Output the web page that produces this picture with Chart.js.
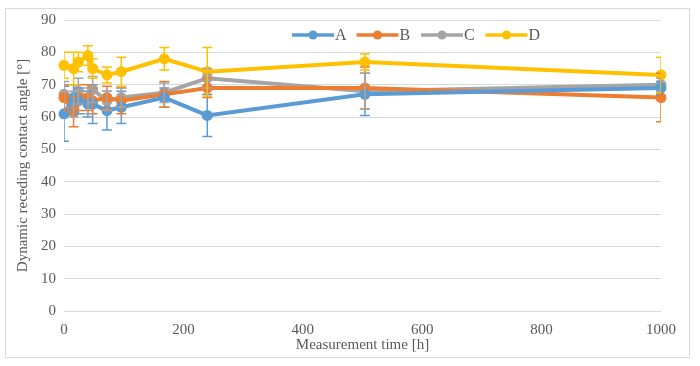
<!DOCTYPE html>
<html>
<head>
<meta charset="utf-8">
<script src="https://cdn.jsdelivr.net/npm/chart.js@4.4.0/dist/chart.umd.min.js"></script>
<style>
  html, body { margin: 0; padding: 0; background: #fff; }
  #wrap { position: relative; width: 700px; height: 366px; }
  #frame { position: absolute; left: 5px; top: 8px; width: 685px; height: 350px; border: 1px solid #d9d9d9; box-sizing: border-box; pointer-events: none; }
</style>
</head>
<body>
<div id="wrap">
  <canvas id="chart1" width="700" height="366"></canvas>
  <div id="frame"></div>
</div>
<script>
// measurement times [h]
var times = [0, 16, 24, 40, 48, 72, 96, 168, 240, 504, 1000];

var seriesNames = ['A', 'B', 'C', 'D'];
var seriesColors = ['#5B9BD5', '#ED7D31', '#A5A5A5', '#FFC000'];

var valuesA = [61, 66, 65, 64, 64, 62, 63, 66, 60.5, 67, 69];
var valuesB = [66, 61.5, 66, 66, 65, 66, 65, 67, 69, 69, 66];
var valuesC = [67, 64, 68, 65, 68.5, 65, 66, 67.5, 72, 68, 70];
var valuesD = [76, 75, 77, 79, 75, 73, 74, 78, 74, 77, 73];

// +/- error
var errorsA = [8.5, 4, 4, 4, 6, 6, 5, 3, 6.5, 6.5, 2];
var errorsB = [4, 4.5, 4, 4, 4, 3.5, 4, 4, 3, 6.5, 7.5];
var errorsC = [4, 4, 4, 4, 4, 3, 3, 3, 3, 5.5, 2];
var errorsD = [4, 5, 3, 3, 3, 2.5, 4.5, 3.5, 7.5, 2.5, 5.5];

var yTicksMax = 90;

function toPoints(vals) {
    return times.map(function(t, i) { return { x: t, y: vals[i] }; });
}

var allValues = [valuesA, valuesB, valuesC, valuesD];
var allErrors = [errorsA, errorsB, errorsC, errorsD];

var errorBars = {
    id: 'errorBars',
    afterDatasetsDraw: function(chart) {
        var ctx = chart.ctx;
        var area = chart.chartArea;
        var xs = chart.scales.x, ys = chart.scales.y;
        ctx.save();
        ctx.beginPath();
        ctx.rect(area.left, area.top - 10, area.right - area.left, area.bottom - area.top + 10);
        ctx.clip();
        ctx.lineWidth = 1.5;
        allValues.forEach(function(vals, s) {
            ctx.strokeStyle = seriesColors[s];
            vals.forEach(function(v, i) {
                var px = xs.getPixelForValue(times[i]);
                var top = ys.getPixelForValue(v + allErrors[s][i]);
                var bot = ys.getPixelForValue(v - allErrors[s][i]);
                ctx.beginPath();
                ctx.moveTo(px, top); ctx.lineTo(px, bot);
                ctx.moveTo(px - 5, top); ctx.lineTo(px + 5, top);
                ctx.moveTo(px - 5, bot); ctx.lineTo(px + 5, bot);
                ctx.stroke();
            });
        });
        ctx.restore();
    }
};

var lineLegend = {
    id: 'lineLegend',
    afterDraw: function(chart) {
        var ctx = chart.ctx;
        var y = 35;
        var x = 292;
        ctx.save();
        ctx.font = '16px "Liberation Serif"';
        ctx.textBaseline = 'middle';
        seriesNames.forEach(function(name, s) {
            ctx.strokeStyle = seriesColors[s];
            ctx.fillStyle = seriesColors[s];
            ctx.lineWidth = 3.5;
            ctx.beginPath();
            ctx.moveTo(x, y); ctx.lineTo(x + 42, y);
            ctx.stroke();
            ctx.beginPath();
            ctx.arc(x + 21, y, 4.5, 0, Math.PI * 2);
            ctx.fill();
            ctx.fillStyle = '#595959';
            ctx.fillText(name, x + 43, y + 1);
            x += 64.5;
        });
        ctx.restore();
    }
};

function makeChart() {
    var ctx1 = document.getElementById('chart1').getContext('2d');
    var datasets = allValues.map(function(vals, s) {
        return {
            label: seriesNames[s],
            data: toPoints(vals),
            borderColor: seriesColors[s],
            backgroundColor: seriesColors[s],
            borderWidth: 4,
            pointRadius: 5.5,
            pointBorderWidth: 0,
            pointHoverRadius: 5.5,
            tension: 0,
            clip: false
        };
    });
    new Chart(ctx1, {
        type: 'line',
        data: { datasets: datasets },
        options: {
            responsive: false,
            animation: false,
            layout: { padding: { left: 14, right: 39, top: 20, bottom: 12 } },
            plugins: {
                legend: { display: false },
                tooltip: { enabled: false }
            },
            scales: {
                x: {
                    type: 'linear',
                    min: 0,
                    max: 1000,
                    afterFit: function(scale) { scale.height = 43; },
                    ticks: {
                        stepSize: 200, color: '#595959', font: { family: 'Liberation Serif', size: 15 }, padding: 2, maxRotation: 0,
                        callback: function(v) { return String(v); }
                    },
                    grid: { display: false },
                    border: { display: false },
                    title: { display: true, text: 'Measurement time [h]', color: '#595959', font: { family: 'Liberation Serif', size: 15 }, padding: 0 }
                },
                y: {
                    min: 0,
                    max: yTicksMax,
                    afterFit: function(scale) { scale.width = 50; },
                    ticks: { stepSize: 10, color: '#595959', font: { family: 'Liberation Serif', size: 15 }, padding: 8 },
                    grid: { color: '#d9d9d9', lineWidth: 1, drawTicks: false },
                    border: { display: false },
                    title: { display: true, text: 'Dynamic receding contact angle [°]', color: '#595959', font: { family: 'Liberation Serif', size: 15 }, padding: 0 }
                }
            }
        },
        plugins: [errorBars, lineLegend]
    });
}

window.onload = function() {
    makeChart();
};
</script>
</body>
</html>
==
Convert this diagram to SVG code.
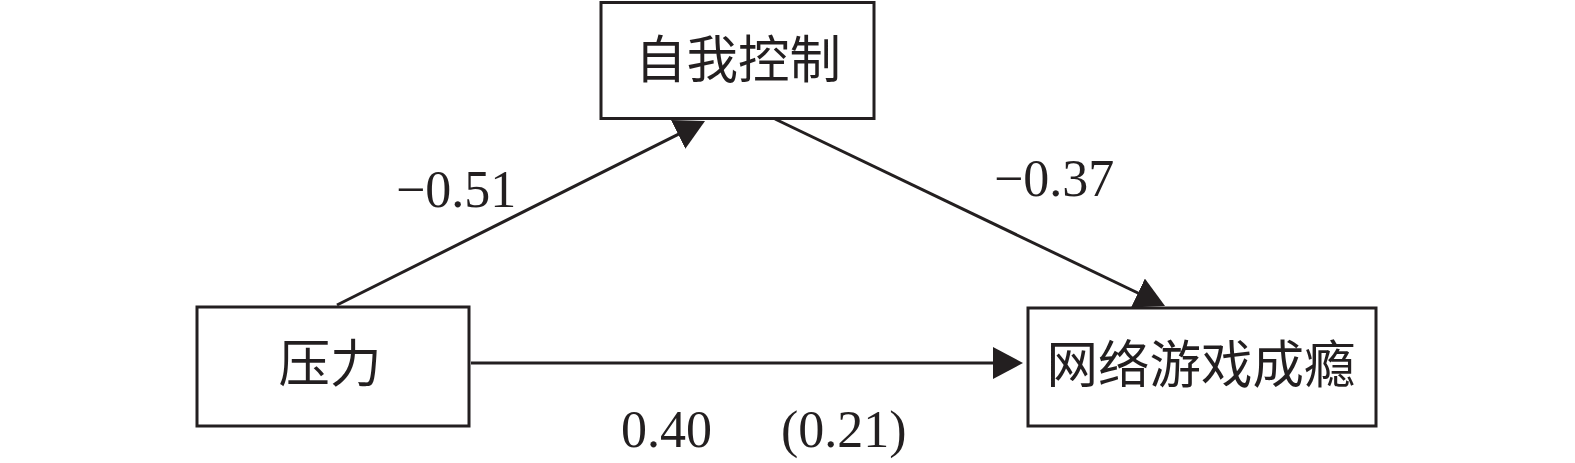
...
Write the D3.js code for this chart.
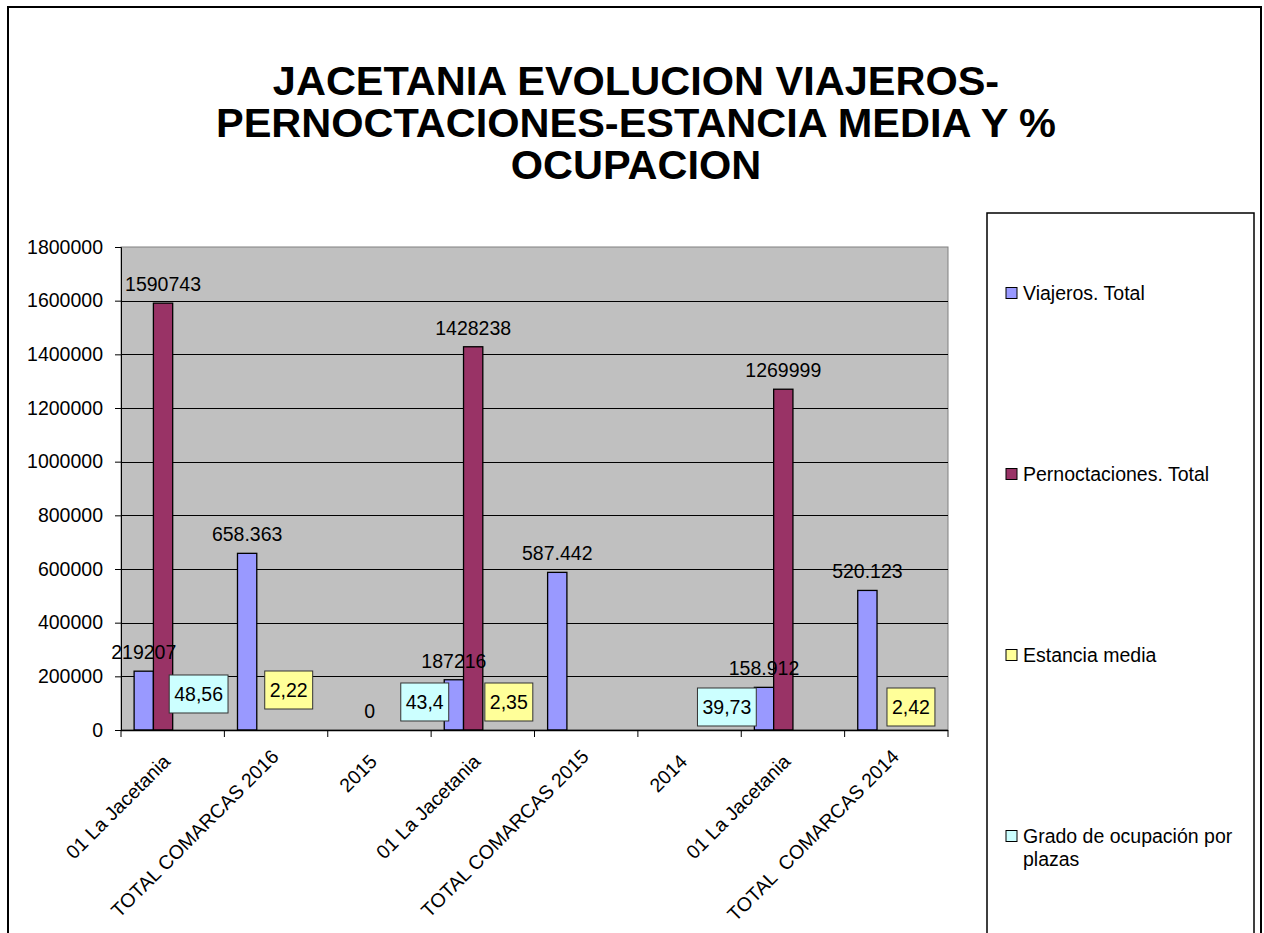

- Exercise description -
Search the data for the string "this". List each line that has it.

- Reply -
Output the web page that produces this picture with Chart.js.
Convert this diagram to SVG code.
Write the D3.js code for this chart.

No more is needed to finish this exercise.